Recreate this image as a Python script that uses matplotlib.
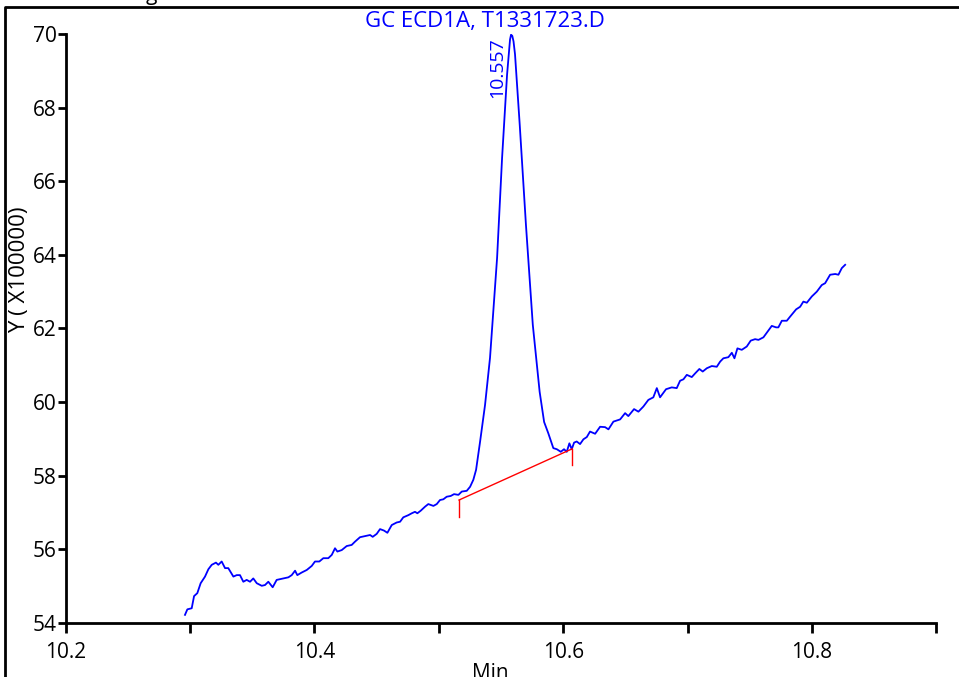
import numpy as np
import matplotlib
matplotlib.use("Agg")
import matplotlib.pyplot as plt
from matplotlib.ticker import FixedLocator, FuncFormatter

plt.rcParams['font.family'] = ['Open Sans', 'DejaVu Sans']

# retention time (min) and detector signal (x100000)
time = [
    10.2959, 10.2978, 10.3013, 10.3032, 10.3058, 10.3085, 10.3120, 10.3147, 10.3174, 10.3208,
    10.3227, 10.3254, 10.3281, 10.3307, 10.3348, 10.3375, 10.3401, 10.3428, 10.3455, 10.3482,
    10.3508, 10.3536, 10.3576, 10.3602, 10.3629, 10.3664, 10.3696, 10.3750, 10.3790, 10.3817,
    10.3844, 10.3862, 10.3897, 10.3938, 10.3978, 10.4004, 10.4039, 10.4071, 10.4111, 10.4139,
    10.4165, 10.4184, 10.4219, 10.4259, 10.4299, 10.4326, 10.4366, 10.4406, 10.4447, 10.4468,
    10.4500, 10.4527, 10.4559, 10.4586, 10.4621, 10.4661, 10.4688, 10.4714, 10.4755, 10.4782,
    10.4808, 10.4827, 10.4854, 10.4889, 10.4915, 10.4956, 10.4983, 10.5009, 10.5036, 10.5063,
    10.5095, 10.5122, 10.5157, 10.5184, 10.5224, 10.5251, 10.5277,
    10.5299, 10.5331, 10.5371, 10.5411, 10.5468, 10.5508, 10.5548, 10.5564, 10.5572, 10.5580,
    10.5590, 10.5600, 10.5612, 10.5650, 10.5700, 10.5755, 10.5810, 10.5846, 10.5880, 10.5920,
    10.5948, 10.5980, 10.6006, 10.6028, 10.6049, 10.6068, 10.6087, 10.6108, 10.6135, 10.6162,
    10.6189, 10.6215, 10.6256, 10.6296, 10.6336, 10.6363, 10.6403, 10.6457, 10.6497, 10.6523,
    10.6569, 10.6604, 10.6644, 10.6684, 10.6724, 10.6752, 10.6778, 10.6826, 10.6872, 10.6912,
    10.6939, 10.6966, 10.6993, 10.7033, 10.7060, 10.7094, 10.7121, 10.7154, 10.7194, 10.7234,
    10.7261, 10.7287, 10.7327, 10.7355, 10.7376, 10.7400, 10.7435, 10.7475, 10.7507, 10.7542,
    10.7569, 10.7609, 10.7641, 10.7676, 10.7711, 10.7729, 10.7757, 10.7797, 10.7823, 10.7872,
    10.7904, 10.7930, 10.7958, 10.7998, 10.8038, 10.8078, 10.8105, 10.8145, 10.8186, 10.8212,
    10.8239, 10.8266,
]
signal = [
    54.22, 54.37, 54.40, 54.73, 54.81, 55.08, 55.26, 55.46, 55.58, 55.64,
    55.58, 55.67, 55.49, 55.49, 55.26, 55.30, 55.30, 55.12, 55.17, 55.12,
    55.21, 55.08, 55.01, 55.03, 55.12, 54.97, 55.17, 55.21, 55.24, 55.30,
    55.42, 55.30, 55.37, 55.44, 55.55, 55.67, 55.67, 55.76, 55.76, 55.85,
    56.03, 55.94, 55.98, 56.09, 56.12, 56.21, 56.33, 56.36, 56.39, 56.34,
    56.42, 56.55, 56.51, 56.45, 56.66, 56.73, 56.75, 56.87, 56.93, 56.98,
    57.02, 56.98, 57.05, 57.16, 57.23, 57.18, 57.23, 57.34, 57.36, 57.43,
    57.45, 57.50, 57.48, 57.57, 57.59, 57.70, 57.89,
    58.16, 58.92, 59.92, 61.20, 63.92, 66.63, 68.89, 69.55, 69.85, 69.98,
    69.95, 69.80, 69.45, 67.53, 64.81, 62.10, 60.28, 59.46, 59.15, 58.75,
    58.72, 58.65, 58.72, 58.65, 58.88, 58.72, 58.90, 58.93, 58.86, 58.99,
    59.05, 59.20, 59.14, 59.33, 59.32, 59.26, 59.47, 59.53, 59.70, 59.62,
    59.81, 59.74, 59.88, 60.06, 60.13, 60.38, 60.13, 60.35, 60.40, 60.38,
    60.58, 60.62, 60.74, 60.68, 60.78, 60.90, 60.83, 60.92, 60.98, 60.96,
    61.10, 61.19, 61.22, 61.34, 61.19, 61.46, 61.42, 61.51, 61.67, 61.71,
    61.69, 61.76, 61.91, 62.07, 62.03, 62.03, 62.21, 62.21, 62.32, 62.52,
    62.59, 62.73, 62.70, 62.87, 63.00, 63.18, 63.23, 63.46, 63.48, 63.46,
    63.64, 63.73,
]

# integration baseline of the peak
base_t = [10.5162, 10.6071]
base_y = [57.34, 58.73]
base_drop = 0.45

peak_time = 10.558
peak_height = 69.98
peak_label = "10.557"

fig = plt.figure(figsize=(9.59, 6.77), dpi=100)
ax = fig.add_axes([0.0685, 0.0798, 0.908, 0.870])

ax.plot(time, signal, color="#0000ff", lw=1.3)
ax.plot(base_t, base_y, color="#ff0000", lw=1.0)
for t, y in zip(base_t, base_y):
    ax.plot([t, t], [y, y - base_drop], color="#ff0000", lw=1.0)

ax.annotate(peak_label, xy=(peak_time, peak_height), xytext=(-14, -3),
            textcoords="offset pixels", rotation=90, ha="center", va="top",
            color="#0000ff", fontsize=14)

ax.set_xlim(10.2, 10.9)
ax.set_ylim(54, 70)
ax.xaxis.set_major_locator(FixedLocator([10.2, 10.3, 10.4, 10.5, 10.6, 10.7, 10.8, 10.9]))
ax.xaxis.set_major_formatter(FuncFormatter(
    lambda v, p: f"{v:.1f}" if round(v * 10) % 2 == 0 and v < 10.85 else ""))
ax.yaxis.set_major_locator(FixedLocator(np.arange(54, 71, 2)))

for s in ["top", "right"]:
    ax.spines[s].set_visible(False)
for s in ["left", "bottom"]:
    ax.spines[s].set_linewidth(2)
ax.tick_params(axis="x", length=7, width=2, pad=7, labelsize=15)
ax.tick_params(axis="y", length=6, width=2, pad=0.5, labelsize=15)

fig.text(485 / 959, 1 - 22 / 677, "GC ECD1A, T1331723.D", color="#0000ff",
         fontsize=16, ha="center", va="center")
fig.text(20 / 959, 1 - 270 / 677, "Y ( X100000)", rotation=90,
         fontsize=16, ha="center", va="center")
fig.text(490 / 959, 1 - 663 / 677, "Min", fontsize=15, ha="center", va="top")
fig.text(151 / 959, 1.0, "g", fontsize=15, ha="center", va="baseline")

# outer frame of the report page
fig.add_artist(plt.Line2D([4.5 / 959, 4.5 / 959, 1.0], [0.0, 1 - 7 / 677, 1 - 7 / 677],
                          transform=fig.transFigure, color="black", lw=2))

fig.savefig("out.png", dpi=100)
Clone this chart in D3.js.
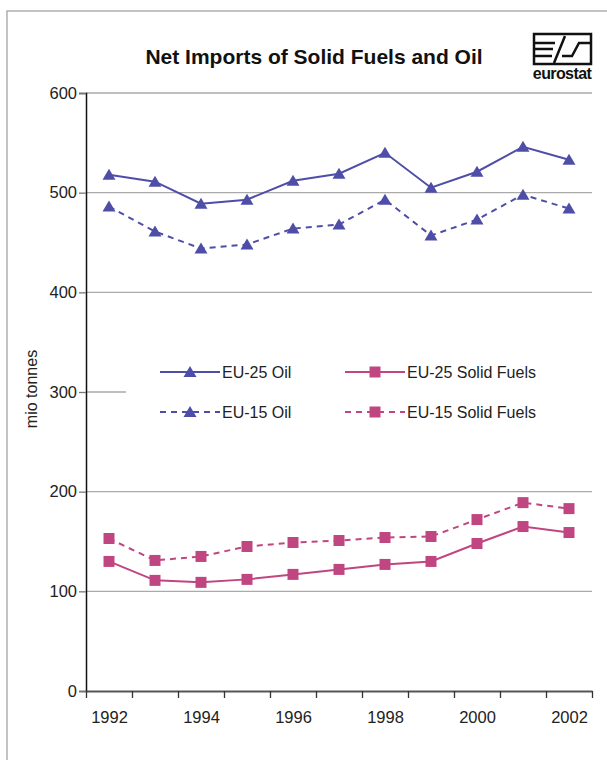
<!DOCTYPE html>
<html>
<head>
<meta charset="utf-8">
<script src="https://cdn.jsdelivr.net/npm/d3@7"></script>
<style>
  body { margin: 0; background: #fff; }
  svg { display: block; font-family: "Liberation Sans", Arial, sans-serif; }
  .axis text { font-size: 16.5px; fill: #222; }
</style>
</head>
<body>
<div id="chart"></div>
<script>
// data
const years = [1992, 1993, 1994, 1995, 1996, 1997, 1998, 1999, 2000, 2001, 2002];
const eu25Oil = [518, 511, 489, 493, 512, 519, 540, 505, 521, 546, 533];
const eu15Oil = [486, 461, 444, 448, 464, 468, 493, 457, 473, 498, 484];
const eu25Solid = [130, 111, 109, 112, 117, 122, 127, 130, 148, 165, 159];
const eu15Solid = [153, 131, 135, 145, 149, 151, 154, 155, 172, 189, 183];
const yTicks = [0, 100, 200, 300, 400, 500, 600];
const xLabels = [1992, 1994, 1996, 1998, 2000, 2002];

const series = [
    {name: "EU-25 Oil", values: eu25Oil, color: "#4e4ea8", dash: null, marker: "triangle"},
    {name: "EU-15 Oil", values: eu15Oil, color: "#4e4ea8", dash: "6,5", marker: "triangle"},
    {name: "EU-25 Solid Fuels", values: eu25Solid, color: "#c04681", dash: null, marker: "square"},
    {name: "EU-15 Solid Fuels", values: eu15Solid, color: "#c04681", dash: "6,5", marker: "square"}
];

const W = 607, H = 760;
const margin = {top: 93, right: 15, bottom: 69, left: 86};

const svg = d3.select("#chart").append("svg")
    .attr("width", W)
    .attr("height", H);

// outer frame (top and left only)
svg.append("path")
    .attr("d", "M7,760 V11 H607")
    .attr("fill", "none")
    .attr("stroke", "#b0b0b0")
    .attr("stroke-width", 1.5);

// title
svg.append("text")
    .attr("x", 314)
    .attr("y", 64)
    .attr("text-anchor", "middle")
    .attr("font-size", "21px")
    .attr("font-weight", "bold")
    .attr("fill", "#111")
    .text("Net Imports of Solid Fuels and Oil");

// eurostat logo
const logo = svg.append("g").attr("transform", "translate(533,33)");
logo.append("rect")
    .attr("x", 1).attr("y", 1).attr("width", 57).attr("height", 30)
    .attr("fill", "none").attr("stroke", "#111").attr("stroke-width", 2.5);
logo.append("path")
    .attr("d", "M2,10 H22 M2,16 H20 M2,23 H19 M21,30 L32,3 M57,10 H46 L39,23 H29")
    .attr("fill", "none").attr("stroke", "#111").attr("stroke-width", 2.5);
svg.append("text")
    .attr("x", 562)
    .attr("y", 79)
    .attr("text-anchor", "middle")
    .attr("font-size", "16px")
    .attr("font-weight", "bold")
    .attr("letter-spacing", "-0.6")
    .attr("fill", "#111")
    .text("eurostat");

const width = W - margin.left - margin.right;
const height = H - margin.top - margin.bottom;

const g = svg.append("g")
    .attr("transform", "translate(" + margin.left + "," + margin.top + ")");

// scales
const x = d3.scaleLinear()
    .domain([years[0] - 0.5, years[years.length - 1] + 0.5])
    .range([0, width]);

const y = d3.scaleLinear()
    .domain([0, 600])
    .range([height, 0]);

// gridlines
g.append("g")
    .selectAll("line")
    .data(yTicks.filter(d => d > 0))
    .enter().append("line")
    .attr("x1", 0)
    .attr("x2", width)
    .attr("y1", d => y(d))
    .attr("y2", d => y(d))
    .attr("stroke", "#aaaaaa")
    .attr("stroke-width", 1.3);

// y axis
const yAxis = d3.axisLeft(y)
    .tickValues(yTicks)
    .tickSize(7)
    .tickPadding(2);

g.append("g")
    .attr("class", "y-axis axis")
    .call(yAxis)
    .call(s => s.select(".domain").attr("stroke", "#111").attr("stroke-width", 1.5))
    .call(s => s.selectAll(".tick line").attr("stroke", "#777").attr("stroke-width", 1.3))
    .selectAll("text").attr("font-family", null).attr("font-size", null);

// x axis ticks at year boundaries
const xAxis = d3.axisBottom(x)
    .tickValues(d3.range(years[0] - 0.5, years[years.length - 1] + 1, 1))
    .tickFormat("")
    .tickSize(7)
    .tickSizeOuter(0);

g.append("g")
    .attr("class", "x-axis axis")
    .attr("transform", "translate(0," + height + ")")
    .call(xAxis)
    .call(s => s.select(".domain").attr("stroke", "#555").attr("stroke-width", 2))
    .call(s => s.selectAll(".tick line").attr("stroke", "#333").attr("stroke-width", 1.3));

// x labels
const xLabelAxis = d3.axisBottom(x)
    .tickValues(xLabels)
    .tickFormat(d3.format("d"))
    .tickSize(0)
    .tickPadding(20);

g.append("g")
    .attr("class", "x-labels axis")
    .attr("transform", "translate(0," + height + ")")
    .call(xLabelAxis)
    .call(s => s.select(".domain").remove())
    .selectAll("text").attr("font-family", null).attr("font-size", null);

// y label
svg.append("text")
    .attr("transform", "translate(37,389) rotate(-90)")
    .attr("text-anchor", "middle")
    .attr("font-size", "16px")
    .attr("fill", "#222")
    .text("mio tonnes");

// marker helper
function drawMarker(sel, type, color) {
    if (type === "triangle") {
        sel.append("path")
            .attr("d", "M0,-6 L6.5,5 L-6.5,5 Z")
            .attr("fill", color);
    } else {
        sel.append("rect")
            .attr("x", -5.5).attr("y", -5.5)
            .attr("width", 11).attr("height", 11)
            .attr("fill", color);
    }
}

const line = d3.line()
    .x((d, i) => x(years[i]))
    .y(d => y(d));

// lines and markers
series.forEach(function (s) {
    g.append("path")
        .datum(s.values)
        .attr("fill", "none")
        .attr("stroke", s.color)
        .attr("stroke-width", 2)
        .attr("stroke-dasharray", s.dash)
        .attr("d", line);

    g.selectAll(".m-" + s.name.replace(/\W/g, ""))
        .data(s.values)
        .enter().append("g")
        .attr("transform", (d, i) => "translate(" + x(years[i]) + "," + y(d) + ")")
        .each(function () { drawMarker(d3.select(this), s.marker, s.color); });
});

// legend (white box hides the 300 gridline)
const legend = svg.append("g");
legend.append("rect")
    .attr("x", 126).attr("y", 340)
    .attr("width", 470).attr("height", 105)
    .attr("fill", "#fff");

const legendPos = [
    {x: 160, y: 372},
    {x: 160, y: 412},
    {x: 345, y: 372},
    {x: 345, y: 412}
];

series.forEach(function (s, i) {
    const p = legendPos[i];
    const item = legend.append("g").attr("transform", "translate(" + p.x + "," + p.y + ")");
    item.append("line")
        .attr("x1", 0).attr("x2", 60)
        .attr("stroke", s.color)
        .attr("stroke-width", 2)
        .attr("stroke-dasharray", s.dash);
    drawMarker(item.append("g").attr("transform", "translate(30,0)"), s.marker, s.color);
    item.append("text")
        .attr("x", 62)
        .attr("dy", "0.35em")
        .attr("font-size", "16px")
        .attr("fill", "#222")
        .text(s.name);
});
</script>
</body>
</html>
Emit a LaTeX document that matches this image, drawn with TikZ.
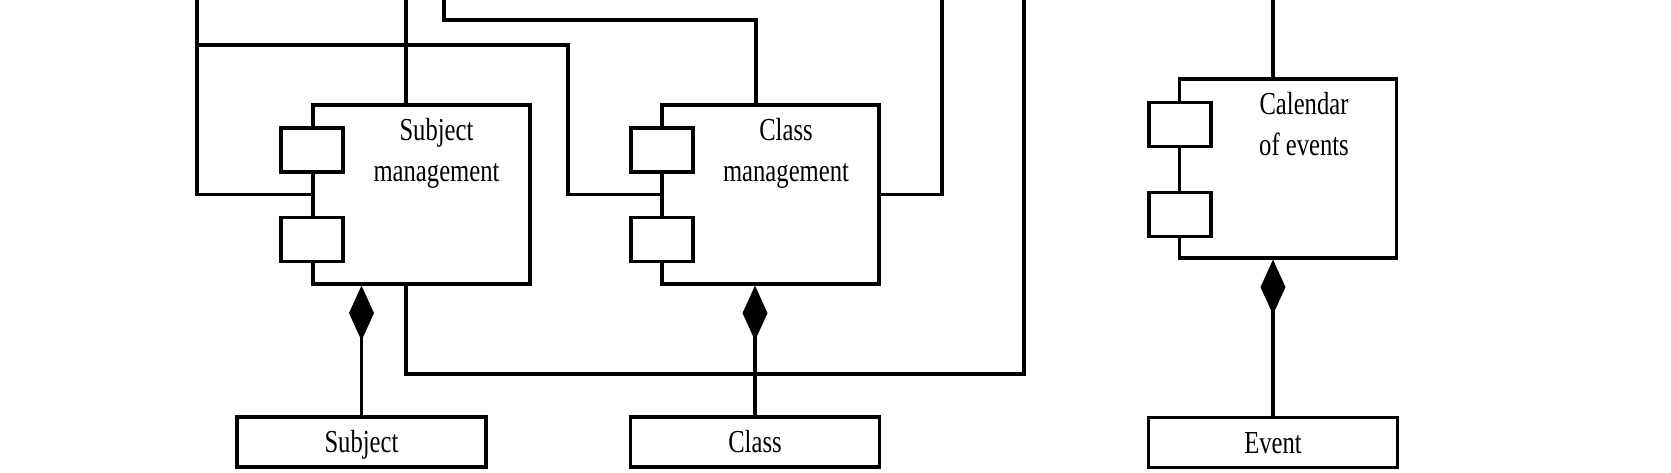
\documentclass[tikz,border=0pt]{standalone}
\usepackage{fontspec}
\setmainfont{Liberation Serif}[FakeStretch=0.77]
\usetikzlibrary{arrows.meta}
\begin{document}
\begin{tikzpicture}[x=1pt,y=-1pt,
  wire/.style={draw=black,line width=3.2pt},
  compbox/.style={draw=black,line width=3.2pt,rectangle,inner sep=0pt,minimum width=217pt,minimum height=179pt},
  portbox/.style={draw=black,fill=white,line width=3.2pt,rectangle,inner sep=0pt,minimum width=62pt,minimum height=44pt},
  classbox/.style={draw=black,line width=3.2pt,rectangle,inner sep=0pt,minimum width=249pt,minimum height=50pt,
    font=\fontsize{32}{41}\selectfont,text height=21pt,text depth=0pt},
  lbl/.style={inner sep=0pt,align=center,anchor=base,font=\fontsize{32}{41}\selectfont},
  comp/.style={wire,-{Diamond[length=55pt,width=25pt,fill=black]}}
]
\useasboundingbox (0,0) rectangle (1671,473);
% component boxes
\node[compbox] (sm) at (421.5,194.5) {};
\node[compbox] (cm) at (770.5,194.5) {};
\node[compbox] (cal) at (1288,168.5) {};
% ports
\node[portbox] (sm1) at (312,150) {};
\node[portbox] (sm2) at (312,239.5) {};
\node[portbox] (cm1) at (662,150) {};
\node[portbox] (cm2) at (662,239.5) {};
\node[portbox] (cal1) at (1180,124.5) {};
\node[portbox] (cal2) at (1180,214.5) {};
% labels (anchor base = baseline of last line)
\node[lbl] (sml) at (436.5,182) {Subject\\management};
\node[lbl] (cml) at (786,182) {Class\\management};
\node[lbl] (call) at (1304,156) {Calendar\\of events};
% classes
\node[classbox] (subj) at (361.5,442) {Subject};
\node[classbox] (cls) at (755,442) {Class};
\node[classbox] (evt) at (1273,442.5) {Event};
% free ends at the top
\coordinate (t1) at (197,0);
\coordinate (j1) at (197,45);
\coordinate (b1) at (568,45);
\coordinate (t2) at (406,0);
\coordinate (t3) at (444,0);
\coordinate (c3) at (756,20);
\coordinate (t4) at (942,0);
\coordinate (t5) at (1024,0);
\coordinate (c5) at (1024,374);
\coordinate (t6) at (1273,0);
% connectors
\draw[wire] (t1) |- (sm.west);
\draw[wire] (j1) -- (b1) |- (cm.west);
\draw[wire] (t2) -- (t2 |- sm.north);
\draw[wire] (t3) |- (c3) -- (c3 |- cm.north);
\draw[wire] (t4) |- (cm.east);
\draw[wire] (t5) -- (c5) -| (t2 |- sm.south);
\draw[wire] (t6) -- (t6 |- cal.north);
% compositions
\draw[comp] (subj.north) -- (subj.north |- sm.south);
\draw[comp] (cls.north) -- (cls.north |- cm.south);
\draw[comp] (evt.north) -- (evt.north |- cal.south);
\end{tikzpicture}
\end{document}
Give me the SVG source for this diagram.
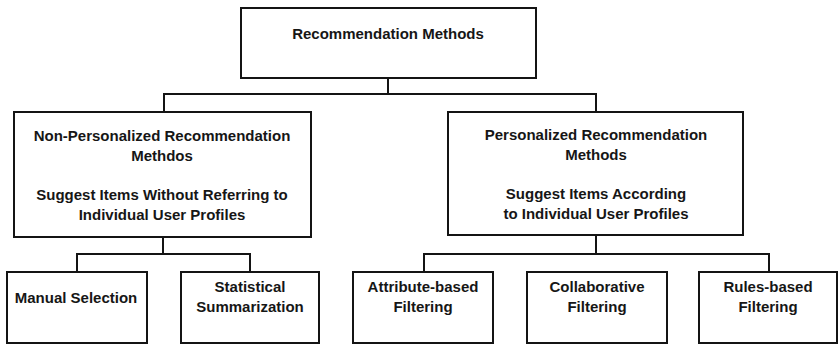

※ ※ ※

Return nothing but the lines running from the start of the data to the line with "plt.rcParams['font.family'] = ['Open", please, both ends included and no pictures.

Recreate this image as a Python script that uses matplotlib.
import numpy as np
import matplotlib
matplotlib.use("Agg")
import matplotlib.pyplot as plt
from matplotlib.ticker import FixedLocator, FuncFormatter

plt.rcParams['font.family'] = ['Open Sans', 'DejaVu Sans']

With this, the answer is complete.